Slightly over a year ago, I travelled to Copenhagen to meet up with the founder of gig platform Meploy. Initially founded as a platform to connect freelancers to businesses for short term gigs, it soon they made an interesting switch. By converting to a staffing model, they hired the ones who would execute the gigs and became a completely digital first employment agency.
I kept following Michael, Meploy’s founder, and met him several times throughout Europe, just like last Thursday in Brussels. He told me they now facilitate fixed clients with their complete flexible hiring. And during last year only they have grown by a factor of 10.
Meploy is a platform that more or less shows how I expect the gig economy —though I rather call it the platforms facilitating the organization of work— to develop over the next couple of years. Beginning with the facilitation of gigs for (and between) consumers, slowly evolving to a means of organizing the flexible shell of organizations, whether or not white label. This is highly interesting to organizations, because the benefits of those platforms in lowering their transaction costs can now also be applied to a business HR environment.
Besides taking the flexible shell into their own system, another extra interesting plus for the organization is that it can additionally benefit from the platform’s talent pool. In doing so, the platform takes over the whole organization flow of the flexible shell. This development may have an considerable impact on the temporary work agency sector.

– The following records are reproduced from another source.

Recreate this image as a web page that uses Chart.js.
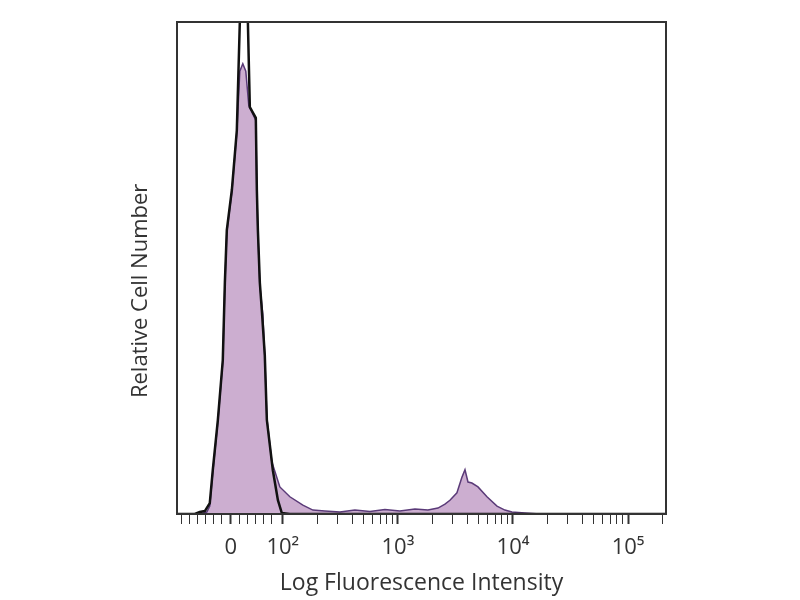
<!DOCTYPE html>
<html>
<head>
<meta charset="utf-8">
<script src="https://cdn.jsdelivr.net/npm/chart.js@4.4.1/dist/chart.umd.min.js"></script>
<style>
  html, body { margin: 0; background: #fff; }
</style>
</head>
<body>
<canvas id="histChart" width="800" height="600"></canvas>
<script>
// x values are display positions on the biexponential axis (2 = 10^2, 3 = 10^3, ...)
// y values are relative cell number, 0-100 (peaks above 100 run off the top)
const controlX = [1.08, 1.235, 1.278, 1.322, 1.365, 1.391, 1.435, 1.478, 1.496, 1.513, 1.557, 1.600, 1.626, 1.661,
    1.696, 1.713, 1.765, 1.774, 1.783, 1.800, 1.817, 1.843, 1.861, 1.913, 1.957, 1.991, 2.061, 5.33];
const controlY = [0, 0, 0.4, 0.6, 2.2, 8.9, 19.1, 31.3, 47.0, 57.7, 65.9, 78.0, 100, 120,
    100, 82.7, 80.5, 65.9, 57.7, 47.0, 41.5, 32.3, 19.1, 8.9, 2.8, 0.2, 0, 0];

const stainedX = [1.278, 1.339, 1.365, 1.391, 1.435, 1.478, 1.496, 1.513, 1.557, 1.600, 1.626, 1.652, 1.678, 1.704,
    1.765, 1.774, 1.783, 1.800, 1.826, 1.843, 1.861, 1.904, 1.974, 2.061, 2.174, 2.261, 2.365, 2.496, 2.626, 2.757,
    2.887, 3.017, 3.148, 3.261, 3.348, 3.409, 3.452, 3.513, 3.557, 3.583, 3.609, 3.643, 3.696, 3.774, 3.861, 3.930,
    3.991, 4.104, 4.235, 5.33];
const stainedY = [0, 0.4, 1.6, 8.5, 18.7, 30.9, 46.5, 57.3, 65.5, 77.6, 90, 91.5, 90, 83,
    80, 65.5, 57.3, 46.5, 40.6, 32, 19.5, 10.6, 5.5, 3.5, 1.8, 0.8, 0.6, 0.4, 0.8, 0.5,
    0.9, 0.6, 1.0, 0.8, 1.2, 2.0, 2.8, 4.3, 7.5, 9.0, 6.5, 6.3, 5.5, 3.5, 1.6, 0.8,
    0.4, 0.2, 0, 0];

const tickValues = [1.548, 2, 3, 4, 5];
const tickLabels = ['0', '10²', '10³', '10⁴', '10⁵'];
const linearMinorTicks = [1.12, 1.19, 1.26, 1.33, 1.40, 1.47, 1.62, 1.69, 1.76, 1.83, 1.90];

const toPoints = (xs, ys) => xs.map((x, i) => ({ x: x, y: ys[i] }));

// log minor ticks 2..9 in each decade
const minorTicks = linearMinorTicks.slice();
for (let d = 2; d <= 5; d++) {
    for (let k = 2; k <= 9; k++) {
        const v = d + Math.log10(k);
        if (v < 5.33) minorTicks.push(v);
    }
}

const isMajor = v => tickValues.some(t => Math.abs(t - v) < 1e-6);

const framePlugin = {
    id: 'frame',
    afterDraw(chart) {
        const { ctx, chartArea: a } = chart;
        ctx.save();
        ctx.strokeStyle = '#333';
        ctx.lineWidth = 2;
        ctx.strokeRect(a.left, a.top, a.right - a.left, a.bottom - a.top);
        ctx.restore();
    }
};

const family = '"Open Sans", sans-serif';

new Chart(document.getElementById('histChart').getContext('2d'), {
    type: 'line',
    data: {
        datasets: [{
            label: 'Isotype control',
            data: toPoints(controlX, controlY),
            borderColor: '#111',
            borderWidth: 2.5,
            fill: false,
            pointRadius: 0,
            tension: 0
        }, {
            label: 'Stained',
            data: toPoints(stainedX, stainedY),
            borderColor: '#5a3a78',
            borderWidth: 1.5,
            backgroundColor: '#ccaed0',
            fill: 'origin',
            pointRadius: 0,
            tension: 0
        }]
    },
    options: {
        responsive: false,
        animation: false,
        layout: { padding: { left: 120, right: 134, top: 22, bottom: 0 } },
        plugins: {
            legend: { display: false },
            tooltip: { enabled: false }
        },
        scales: {
            x: {
                type: 'linear',
                min: 1.08,
                max: 5.33,
                afterBuildTicks: scale => {
                    scale.ticks = tickValues.concat(minorTicks)
                        .sort((a, b) => a - b)
                        .map(v => ({ value: v }));
                },
                afterFit: scale => { scale.height = 86; },
                ticks: {
                    autoSkip: false,
                    maxRotation: 0,
                    padding: 11,
                    color: '#333',
                    font: { family: family, size: 22 },
                    callback: value => {
                        const i = tickValues.findIndex(t => Math.abs(t - value) < 1e-6);
                        return i >= 0 ? tickLabels[i] : '';
                    }
                },
                grid: {
                    drawOnChartArea: false,
                    drawTicks: true,
                    tickLength: 10,
                    tickColor: '#333',
                    tickWidth: ctx => (ctx.tick && isMajor(ctx.tick.value)) ? 2 : 1
                },
                border: { display: true, color: '#222', width: 2 },
                title: {
                    display: true,
                    text: 'Log Fluorescence Intensity',
                    color: '#333',
                    font: { family: family, size: 23 },
                    padding: { top: 0, bottom: 3 }
                }
            },
            y: {
                min: 0,
                max: 100,
                afterFit: scale => { scale.width = 57; },
                ticks: { display: false },
                grid: { drawOnChartArea: false, drawTicks: false },
                border: { display: true, color: '#222', width: 2 },
                title: {
                    display: true,
                    // trailing spaces nudge the label a bit below the plot's middle, as in the original
                    text: 'Relative Cell Number        ',
                    color: '#333',
                    font: { family: family, size: 22 },
                    padding: { top: 8, bottom: 0 }
                }
            }
        }
    },
    plugins: [framePlugin]
});
</script>
</body>
</html>
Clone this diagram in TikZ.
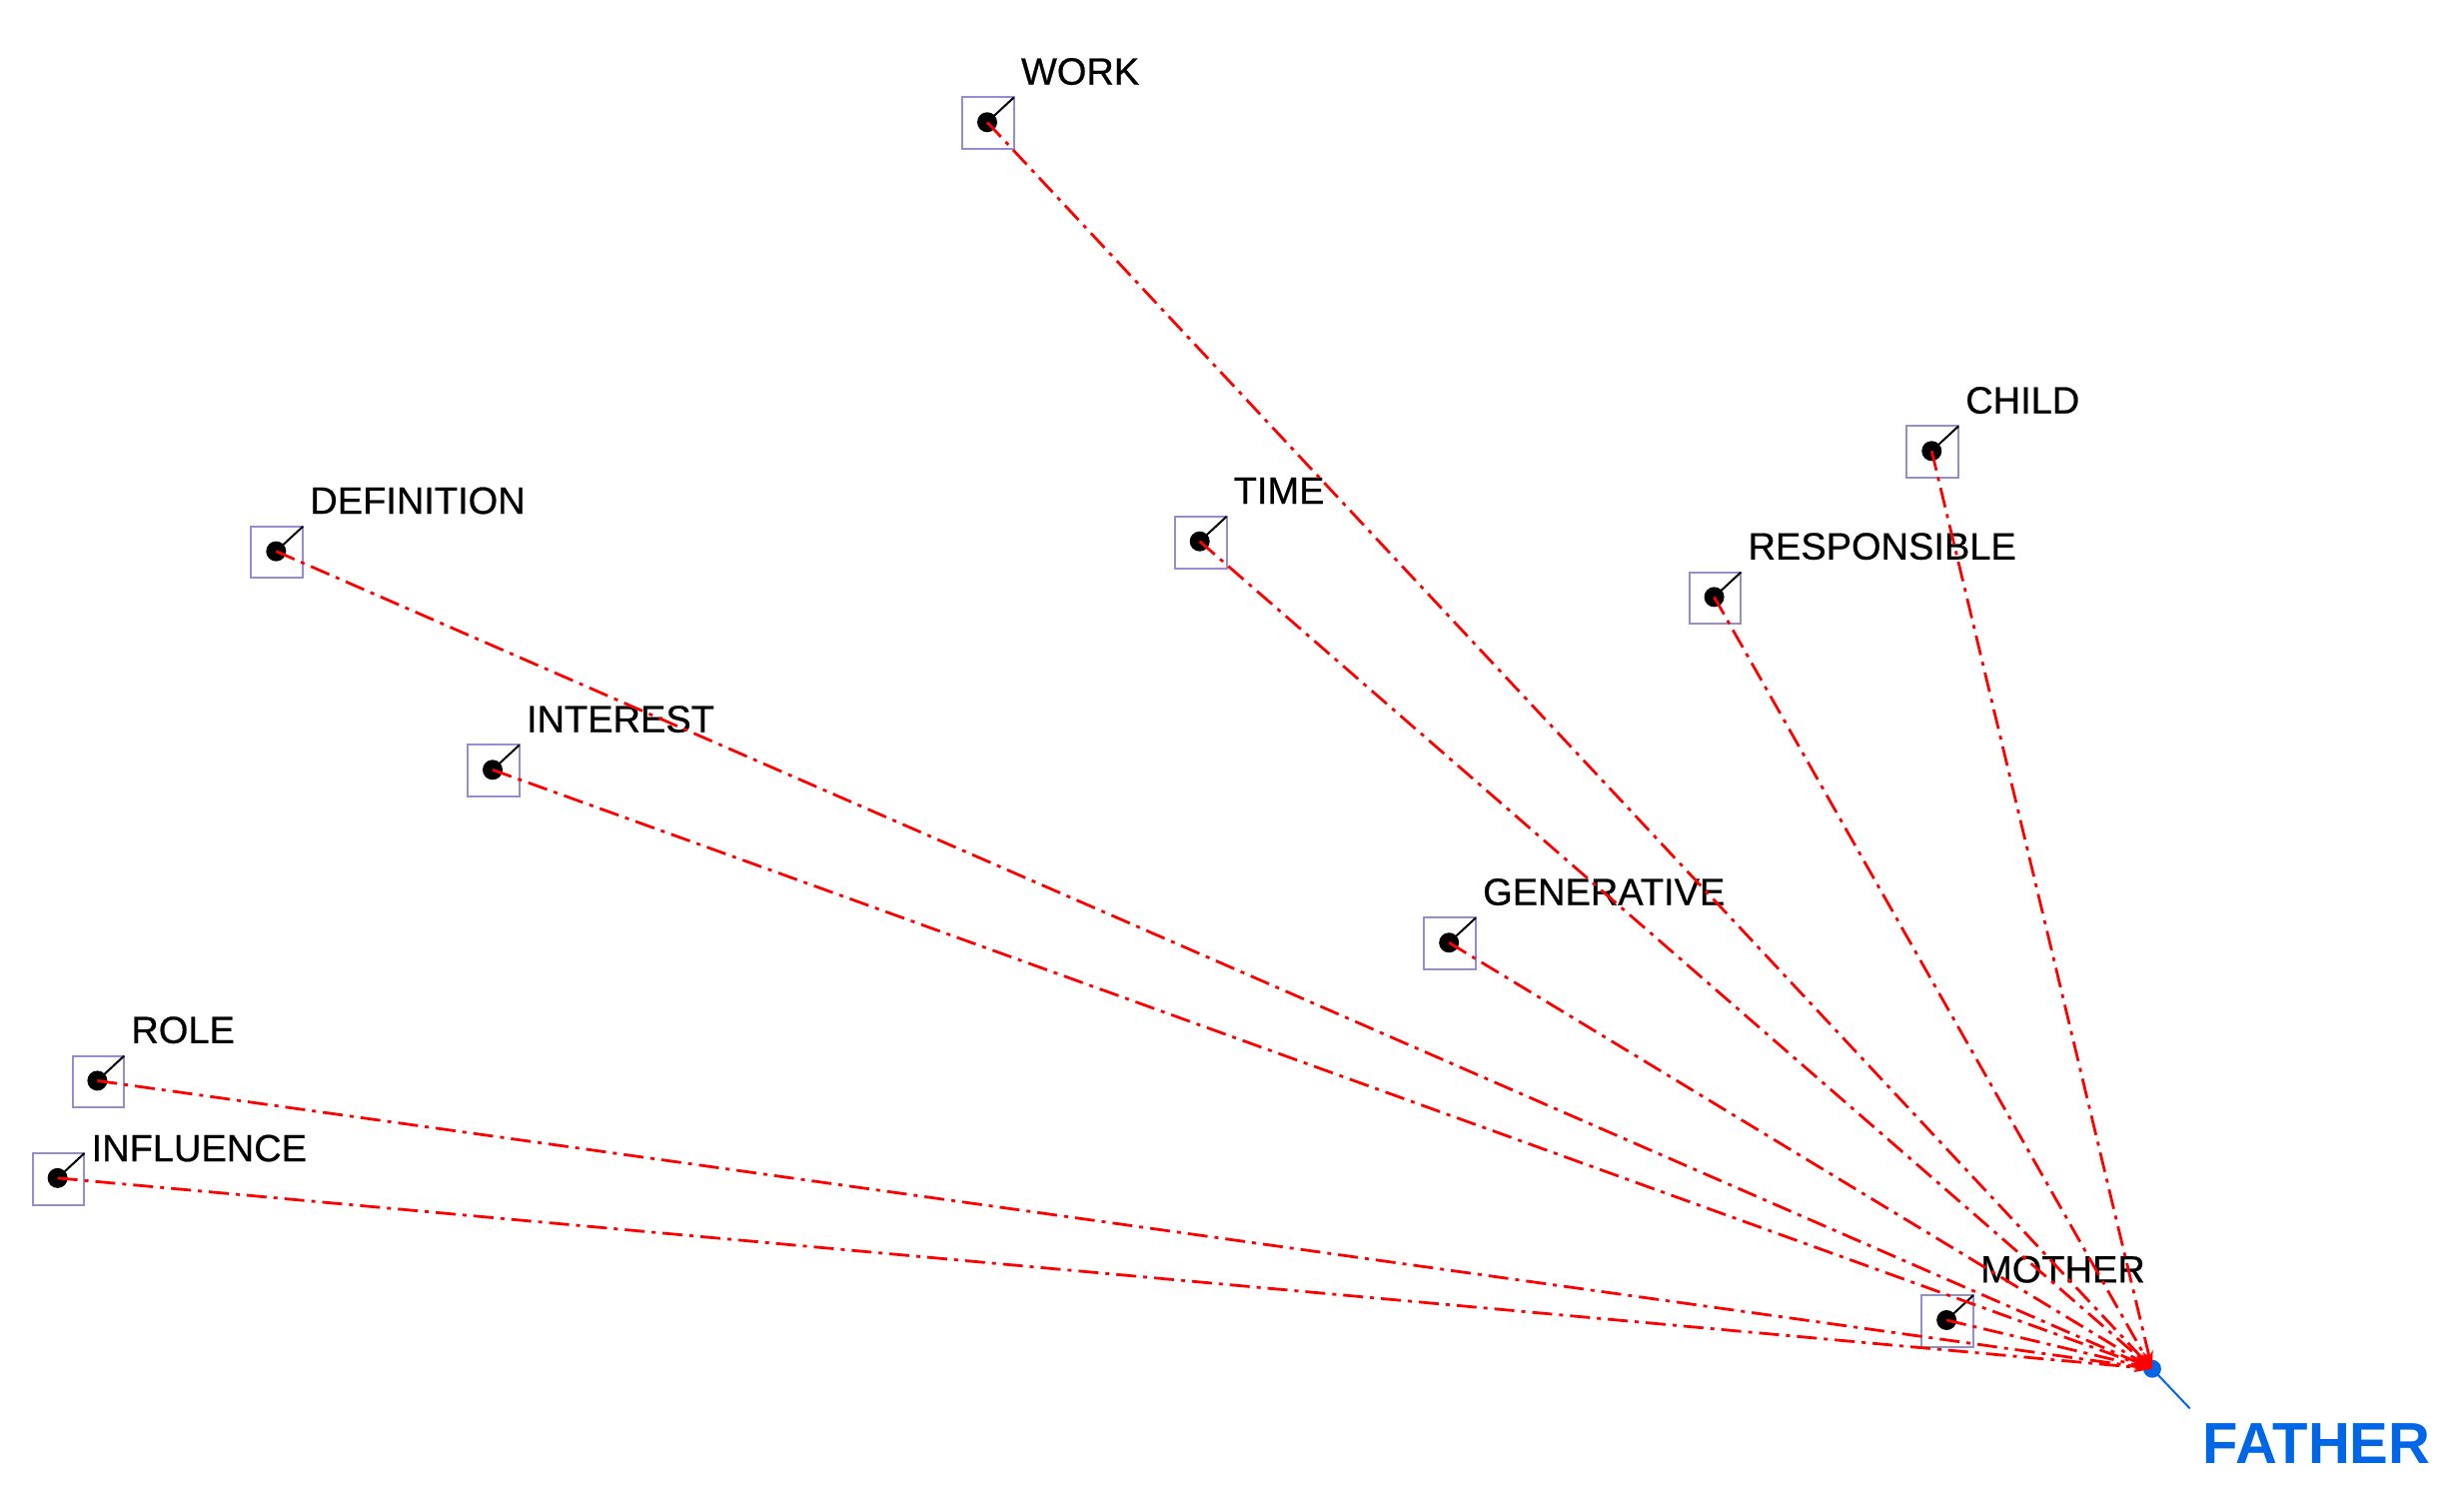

Whether this impact will turn out to be an opportunity or threat is to be determined by the industry itself. This area of the gig economy has not yet been part of the discussion, but will, in my opinion, have great impact in the near future.
P.s. A couple days ahead of my conversation with Michael, I read his latest blog in which he announced to yearly share 10% of the companies profit among those that worked through the platform over that year. He has given thought to a cooperative model, but with the impermanent relation to workers on the platform, it would not provide any added value in his opinion. With this, I believe he has created a finely unique solution.